Lessons from Cape Town
The City of Cape Town provides some useful insight as to how South African cities can initiate innovation and investment. The Cape Town CBD’s infrastructure and service delivery have improved drastically over the last 10 years. The increasing value of both commercial and residential property attests to this vast improvement. But, as most Durbanites might have noticed, Umhlanga appears to be moving in a similar direction. But how?
Collaborating with the Private Sector
The Cape Town Central City Improvement District (the “CCID”) is an example of a Private-Public Partnership (“PPP”) which provides complimentary urban management services in certain parts of the CBD.
“A City Improvement District (“CID”) collects a CID levy from the ratepayers in the area over and above the normal rates charges. The money collected, unlike the rates, is a dedicated levy which can only be spent in the specific CID area and is used to provide “top up” services according to an approved Business Plan. These services provided by the CID are supplementary to those provided by the City of Cape Town, which continues to provide normal service.” 
Importantly, this PPP does not replace services provided by government but provides services over-and-above what is provided. The State of Cape Town Report (the “Report”) indicates almost R2bn was invested in the CBD during 2015 alone and the Report predicts approximately R8bn to be invested in the CBD over the next (5) five years.
Safety and Security
Businesses in the Durban CBD highlight the safety of employees, customers and stock as their main concern. So how did the CCID address this issue in Cape Town?
The CCID introduced visible policing, reaction units, policing of traffic infringements, ATM fraud detection, regulation of informal trading, event security, public assistance, vehicle breakdown assistance and security forums. The city is divided into precincts each with a responsible CCID manager. Streets and public spaces are monitored on a daily basis by 200 security officials and CCTV. Furthermore, CCID managers receive regular report-backs on defects within the precincts. Regular meetings are then held with local authorities with the aim of developing urban management solutions. The above inputs have resulted in an 85% drop in crime in the CBD over the last 15 years.
The CCID provides a dedicated top-up cleansing service, making use of previously unemployed people, in the central city. Streets and public spaces are kept clean and graffiti-free by 65 dedicated cleaners around the clock.
This team takes care of the general maintenance of the city. They ensure the streets, sidewalks and drains are clean. Furthermore, the CCID works together with various NGOs, such as Straatwerk, on both urban management and social development projects.
Coca-Cola recently conducted a beach clean-up in Durban-North, illustrating a willingness by corporations to engage in some sort of social responsibility in the Durban area. PPPs are able to really push social and economic development. CIDs would assist the City of Durban as platforms for facilitating further PPPs.
How do we designate parts of Durban CBD as CIDs?

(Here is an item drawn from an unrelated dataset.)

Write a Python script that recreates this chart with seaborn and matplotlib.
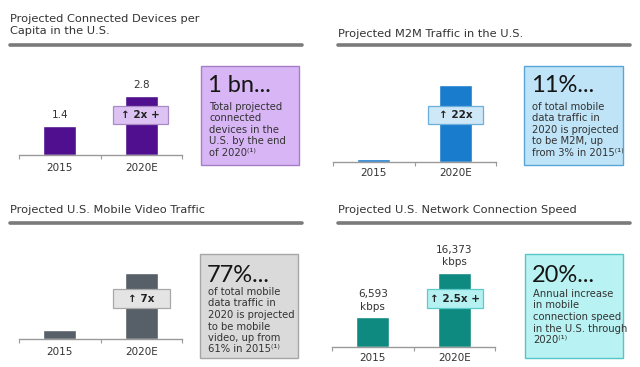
import matplotlib
matplotlib.use("Agg")
import matplotlib.pyplot as plt
import seaborn as sns
import pandas as pd
from matplotlib.patches import Rectangle
from matplotlib.ticker import FixedLocator

sns.set_theme(style="white")
plt.rcParams['font.family'] = ['DejaVu Sans']

# ---------------- data ----------------
years = ['2015', '2020E']
devices_per_capita = [1.4, 2.8]
devices_labels = ['1.4', '2.8']
m2m_index = [1, 22]          # relative (22x growth)
video_index = [1, 7]         # relative (7x growth)
speed_kbps = [6593, 16373]
speed_labels = ['6,593\nkbps', '16,373\nkbps']

titles = ['Projected Connected Devices per\nCapita in the U.S.',
          'Projected M2M Traffic in the U.S.',
          'Projected U.S. Mobile Video Traffic',
          'Projected U.S. Network Connection Speed']
badges = ['↑ 2x +', '↑ 22x', '↑ 7x', '↑ 2.5x +']
big_numbers = ['1 bn...', '11%...', '77%...', '20%...']
box_texts = [
    ['Total projected', 'connected', 'devices in the', 'U.S. by the end', 'of 2020⁽¹⁾'],
    ['of total mobile', 'data traffic in', '2020 is projected', 'to be M2M, up', 'from 3% in 2015⁽¹⁾'],
    ['of total mobile', 'data traffic in', '2020 is projected', 'to be mobile', 'video, up from', '61% in 2015⁽¹⁾'],
    ['Annual increase', 'in mobile', 'connection speed', 'in the U.S. through', '2020⁽¹⁾'],
]

# ---------------- layout / style ----------------
W, H = 640, 367
fig = plt.figure(figsize=(W / 100, H / 100), dpi=100)
fig.patch.set_facecolor('white')

TXT = '#333333'

panels = [
    dict(vals=devices_per_capita, labels=devices_labels, color='#4f0f8f',
         ax_x=(19, 182), base=155, bar_px=59, ax_h=100,
         title_xy=(10, 14), rule=(10, 302, 45),
         badge=(113, 106, 168, 124), badge_fc='#ddc3f3', badge_ec='#a98ac6',
         box=(201, 66, 299, 165), box_fc='#d8b5f5', box_ec='#a47fc7',
         big_y=86, lines_y0=107, tick_y=168),
    dict(vals=m2m_index, labels=None, color='#1a7ccd',
         ax_x=(333, 496), base=162, bar_px=77, ax_h=100,
         title_xy=(338, 33), rule=(338, 630, 45),
         badge=(428, 106, 483, 124), badge_fc='#cfe8f8', badge_ec='#6aaedc',
         box=(524, 66, 623, 165), box_fc='#bfe3f7', box_ec='#5aa6d8',
         big_y=86, lines_y0=107, tick_y=173),
    dict(vals=video_index, labels=None, color='#575f69',
         ax_x=(19, 182), base=339, bar_px=66, ax_h=100,
         title_xy=(10, 209), rule=(10, 302, 223),
         badge=(113, 289, 170, 308), badge_fc='#e4e4e4', badge_ec='#a8a8a8',
         box=(200, 254, 298, 358), box_fc='#dadada', box_ec='#a6a6a6',
         big_y=275, lines_y0=292, tick_y=352),
    dict(vals=speed_kbps, labels=speed_labels, color='#0f8a80',
         ax_x=(332, 495), base=347, bar_px=74, ax_h=110,
         title_xy=(338, 209), rule=(338, 630, 223),
         badge=(427, 289, 483, 308), badge_fc='#b5f1f1', badge_ec='#5ccaca',
         box=(525, 254, 623, 358), box_fc='#b9f2f2', box_ec='#55c6c6',
         big_y=275, lines_y0=294, tick_y=358),
]


def fx(x):
    return x / W


def fy(y):
    return 1 - y / H


def rect(x0, y0, x1, y1, fc, ec, lw=1.0, z=5):
    r = Rectangle((fx(x0), fy(y1)), (x1 - x0) / W, (y1 - y0) / H,
                  transform=fig.transFigure, facecolor=fc, edgecolor=ec,
                  linewidth=lw, zorder=z)
    fig.add_artist(r)


for i, p in enumerate(panels):
    x0, x1 = p['ax_x']
    ax = fig.add_axes([fx(x0), fy(p['base']), (x1 - x0) / W, p['ax_h'] / H])
    df = pd.DataFrame({'year': years, 'value': p['vals']})
    sns.barplot(data=df, x='year', y='value', color=p['color'],
                saturation=1, width=0.4, ax=ax)
    ax.set_xlim(-0.5, 1.5)
    vmax = max(p['vals'])
    ax.set_ylim(0, vmax * p['ax_h'] / p['bar_px'])
    ax.set_xlabel('')
    ax.set_ylabel('')
    ax.set_yticks([])
    ax.patch.set_alpha(0)
    for s in ['left', 'right', 'top']:
        ax.spines[s].set_visible(False)
    ax.spines['bottom'].set_color('#9a9a9a')
    ax.spines['bottom'].set_linewidth(1.0)
    ax.tick_params(axis='x', which='major', length=0, labelsize=7.5,
                   labelcolor=TXT, pad=(p['tick_y'] - p['base']) * 0.72 - 3.5)
    ax.xaxis.set_minor_locator(FixedLocator([-0.5, 0.5, 1.5]))
    ax.tick_params(axis='x', which='minor', length=3, width=0.8,
                   color='#9a9a9a', direction='out', bottom=True)
    if p['labels'] is not None:
        for j, (v, lab) in enumerate(zip(p['vals'], p['labels'])):
            ax.annotate(lab, (j, v), xytext=(0, 4), textcoords='offset points',
                        ha='center', va='bottom', fontsize=7.5, color=TXT,
                        linespacing=1.35)

    # title and rule
    tx, ty = p['title_xy']
    multi = '\n' in titles[i]
    fig.text(fx(tx), fy(ty), titles[i], ha='left',
             va='top' if multi else 'center_baseline',
             fontsize=8.2, color=TXT, linespacing=1.3)
    rx0, rx1, ry = p['rule']
    fig.add_artist(plt.Line2D([fx(rx0), fx(rx1)], [fy(ry), fy(ry)],
                              transform=fig.transFigure, color='#7a7a7a', lw=2.6))

    # badge over the 2020E bar
    bx0, by0, bx1, by1 = p['badge']
    rect(bx0, by0, bx1, by1, p['badge_fc'], p['badge_ec'], lw=0.9, z=6)
    fig.text(fx((bx0 + bx1) / 2), fy((by0 + by1) / 2), badges[i], ha='center',
             va='center', fontsize=7.5, fontweight='bold', color='#222222', zorder=7)

    # side box
    cx0, cy0, cx1, cy1 = p['box']
    rect(cx0, cy0, cx1, cy1, p['box_fc'], p['box_ec'], lw=1.0, z=4)
    fig.text(fx(cx0 + 7), fy(p['big_y']), big_numbers[i], ha='left', va='center',
             fontsize=17, color='#151515', family='Lato', fontweight='normal', zorder=6)
    for k, line in enumerate(box_texts[i]):
        fig.text(fx(cx0 + 8), fy(p['lines_y0'] + k * 11.5), line, ha='left',
                 va='center', fontsize=7.2, color=TXT, zorder=6)

fig.savefig('out.png', dpi=100, facecolor='white')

Section 22 of the Municipal Property Rates Act 6 of 2004 provides for “Special Ratings Areas” (“SRAs”). By designating an SRA, the municipality is able to levy higher rates for the purpose of improving the area. According to the official CID website, the community “always” has to initiate an SRA, not the City. Therefore, Durban is going to need a few community members to push the agenda. There are currently (3) three CIDs in the Durban area. All three areas are run by the UIP and the Umhlanga area is run by Urban MGT.
But, is this enough?
Step 1: Business plan
A business plan must be created and presented to the community. This plan must indicate how the improvements will be achieved. Thereafter, property owners are lobbied for their support. A majority of more than 50% has to give written consent to the formation of an SRA.
Step 2: Application to the City of Durban
A steering group must submit the business plan as well as a motivation report and implementation plan, as an application to the City of Durban. The proposal will be advertised in the media for comment (30 days). The City then considers the application and any objections.
Step 3: Incorporating a Non-Profit Company (“NPC”)
After approval, an NPC is set up (a former section 21) and a board is elected. This must occur before the City of Durban is able to bill the property owners and pay over the levies to the SRA. Importantly, certain persons can be exempted from the hike in rates (senior citizens etc).
Who manages the SRA?
The NPC manages the SRA through its elected board and a management team appointed by the board. The City of Durban will not be involved in their day-to-day operations, but merely exercise financial oversight and legal compliance. Importantly, the SRA manages its own finances and appoints its own auditors.
A CID is a practical solution to a decaying Durban CBD. The Constitution requires municipalities to provide “basic services” but major metros require more than “basic services.” Providing property owners with a direct say in the management of the designated area is a key driver behind the success of the CCID. Without direct input in management and finance, businesses will not fully embrace similar initiatives.